**REQUIRED TASK**
Isolate every line in the data with the string "chart" and copy it.

**STORED DATA**
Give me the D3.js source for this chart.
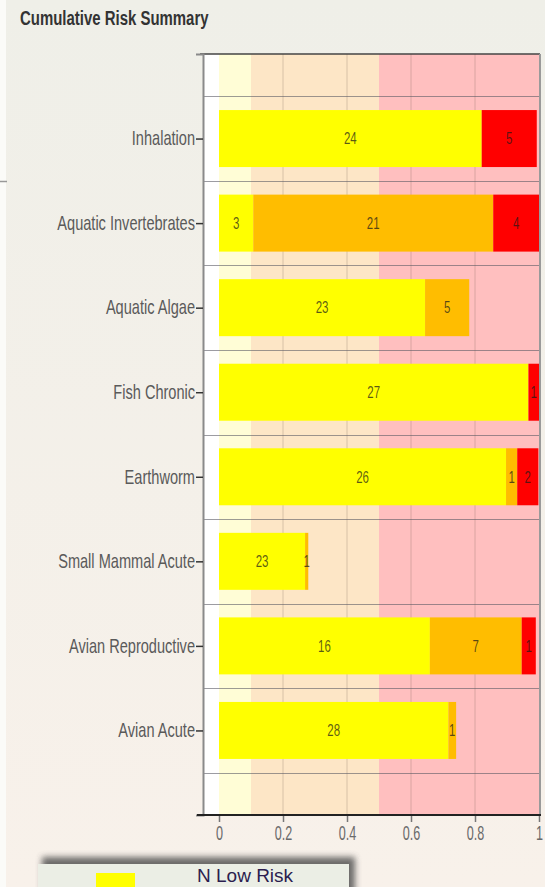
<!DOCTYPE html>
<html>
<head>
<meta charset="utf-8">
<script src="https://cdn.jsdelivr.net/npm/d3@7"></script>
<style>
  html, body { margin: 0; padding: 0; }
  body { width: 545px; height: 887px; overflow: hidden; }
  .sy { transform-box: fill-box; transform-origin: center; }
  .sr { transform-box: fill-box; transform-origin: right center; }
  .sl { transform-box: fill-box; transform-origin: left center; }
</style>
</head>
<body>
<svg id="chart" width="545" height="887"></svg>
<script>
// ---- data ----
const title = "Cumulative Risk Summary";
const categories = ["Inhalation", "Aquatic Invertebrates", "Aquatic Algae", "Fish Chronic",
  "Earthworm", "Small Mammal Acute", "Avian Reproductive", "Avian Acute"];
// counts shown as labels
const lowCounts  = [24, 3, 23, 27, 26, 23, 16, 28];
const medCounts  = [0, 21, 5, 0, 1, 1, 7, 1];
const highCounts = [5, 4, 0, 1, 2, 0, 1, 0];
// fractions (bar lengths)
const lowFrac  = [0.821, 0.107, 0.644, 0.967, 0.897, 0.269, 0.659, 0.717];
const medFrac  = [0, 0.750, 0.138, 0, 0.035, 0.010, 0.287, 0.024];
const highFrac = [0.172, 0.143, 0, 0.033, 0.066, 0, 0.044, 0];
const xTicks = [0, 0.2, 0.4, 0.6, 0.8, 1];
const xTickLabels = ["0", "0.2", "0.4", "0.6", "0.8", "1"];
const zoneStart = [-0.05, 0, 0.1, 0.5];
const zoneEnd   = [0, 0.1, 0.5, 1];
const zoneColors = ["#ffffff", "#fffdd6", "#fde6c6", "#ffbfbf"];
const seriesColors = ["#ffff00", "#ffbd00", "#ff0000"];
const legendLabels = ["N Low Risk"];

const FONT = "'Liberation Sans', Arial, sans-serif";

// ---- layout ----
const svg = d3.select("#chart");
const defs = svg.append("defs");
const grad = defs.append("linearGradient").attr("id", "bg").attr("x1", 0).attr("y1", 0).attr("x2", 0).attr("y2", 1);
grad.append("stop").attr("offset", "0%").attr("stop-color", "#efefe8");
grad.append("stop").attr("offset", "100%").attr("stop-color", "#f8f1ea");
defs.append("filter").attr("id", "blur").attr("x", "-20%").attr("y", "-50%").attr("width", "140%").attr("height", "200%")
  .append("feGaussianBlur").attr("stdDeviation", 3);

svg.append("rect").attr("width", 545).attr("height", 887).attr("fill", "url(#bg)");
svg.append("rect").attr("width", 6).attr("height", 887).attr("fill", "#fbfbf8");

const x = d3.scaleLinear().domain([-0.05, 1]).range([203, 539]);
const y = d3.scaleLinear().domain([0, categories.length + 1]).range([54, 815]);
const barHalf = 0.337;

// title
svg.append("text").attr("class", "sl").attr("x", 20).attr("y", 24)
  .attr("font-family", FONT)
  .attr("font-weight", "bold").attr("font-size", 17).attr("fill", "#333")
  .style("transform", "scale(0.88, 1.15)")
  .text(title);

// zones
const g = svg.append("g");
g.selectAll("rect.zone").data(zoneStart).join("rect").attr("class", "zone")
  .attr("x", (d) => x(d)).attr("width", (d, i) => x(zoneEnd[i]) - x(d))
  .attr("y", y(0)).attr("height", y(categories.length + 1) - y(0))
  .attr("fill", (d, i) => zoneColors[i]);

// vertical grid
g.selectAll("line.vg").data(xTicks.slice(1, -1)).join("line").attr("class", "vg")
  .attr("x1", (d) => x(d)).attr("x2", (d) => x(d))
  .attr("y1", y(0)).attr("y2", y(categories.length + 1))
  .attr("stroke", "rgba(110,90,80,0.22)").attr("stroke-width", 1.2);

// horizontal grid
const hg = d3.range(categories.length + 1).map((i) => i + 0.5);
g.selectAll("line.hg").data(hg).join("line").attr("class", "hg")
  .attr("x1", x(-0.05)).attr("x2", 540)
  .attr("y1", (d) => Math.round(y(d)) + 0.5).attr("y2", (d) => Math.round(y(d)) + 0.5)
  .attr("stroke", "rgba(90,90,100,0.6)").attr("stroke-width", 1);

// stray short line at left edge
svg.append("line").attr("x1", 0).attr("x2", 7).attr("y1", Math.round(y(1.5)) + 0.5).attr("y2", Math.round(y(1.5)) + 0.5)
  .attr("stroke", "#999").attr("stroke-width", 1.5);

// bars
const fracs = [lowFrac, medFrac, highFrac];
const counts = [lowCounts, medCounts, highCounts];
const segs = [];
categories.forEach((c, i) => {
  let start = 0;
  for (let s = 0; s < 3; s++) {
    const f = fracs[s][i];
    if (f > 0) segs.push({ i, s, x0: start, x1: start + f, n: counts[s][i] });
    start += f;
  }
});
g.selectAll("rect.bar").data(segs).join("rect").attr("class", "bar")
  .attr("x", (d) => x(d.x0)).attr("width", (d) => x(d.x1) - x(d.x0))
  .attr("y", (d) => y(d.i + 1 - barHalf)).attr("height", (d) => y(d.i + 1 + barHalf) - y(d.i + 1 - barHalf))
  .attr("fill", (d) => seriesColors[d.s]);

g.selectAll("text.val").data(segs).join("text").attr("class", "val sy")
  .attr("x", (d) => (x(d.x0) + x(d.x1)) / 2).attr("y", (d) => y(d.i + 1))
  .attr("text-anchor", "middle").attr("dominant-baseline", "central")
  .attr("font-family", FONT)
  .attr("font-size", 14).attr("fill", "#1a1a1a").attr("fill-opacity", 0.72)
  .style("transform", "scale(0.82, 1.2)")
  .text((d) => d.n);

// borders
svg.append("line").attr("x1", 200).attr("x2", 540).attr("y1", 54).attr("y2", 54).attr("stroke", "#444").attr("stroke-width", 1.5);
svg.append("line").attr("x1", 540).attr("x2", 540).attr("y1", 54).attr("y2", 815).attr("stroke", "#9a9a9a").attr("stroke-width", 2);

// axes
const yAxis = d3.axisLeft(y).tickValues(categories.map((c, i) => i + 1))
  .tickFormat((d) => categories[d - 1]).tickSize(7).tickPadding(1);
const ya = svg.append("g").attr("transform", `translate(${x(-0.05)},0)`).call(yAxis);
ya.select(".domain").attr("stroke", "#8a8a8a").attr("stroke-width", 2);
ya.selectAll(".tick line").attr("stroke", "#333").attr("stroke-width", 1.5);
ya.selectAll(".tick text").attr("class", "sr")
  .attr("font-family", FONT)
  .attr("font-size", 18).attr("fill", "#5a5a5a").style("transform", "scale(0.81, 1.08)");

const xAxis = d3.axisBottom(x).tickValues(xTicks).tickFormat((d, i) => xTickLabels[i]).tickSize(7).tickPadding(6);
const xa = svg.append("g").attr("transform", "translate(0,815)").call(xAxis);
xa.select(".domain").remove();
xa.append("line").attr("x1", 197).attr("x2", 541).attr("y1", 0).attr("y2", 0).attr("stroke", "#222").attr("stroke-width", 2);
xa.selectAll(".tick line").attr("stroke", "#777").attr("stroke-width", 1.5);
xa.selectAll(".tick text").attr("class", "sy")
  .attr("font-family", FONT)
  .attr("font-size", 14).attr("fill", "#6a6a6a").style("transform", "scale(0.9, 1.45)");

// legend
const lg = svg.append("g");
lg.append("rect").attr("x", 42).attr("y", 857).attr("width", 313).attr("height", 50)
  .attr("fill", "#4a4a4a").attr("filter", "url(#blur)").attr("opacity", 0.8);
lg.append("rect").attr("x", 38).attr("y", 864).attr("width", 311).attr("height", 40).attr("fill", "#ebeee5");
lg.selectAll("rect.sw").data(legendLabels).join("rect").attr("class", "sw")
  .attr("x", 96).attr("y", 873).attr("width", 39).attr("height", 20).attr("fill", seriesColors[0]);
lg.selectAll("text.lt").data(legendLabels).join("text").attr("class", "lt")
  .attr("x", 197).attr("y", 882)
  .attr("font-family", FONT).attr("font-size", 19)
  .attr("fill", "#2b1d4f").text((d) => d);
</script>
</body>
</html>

**FULL SOLUTION**
Give me the D3.js source for this chart.
<svg id="chart" width="545" height="887"></svg>
const svg = d3.select("#chart");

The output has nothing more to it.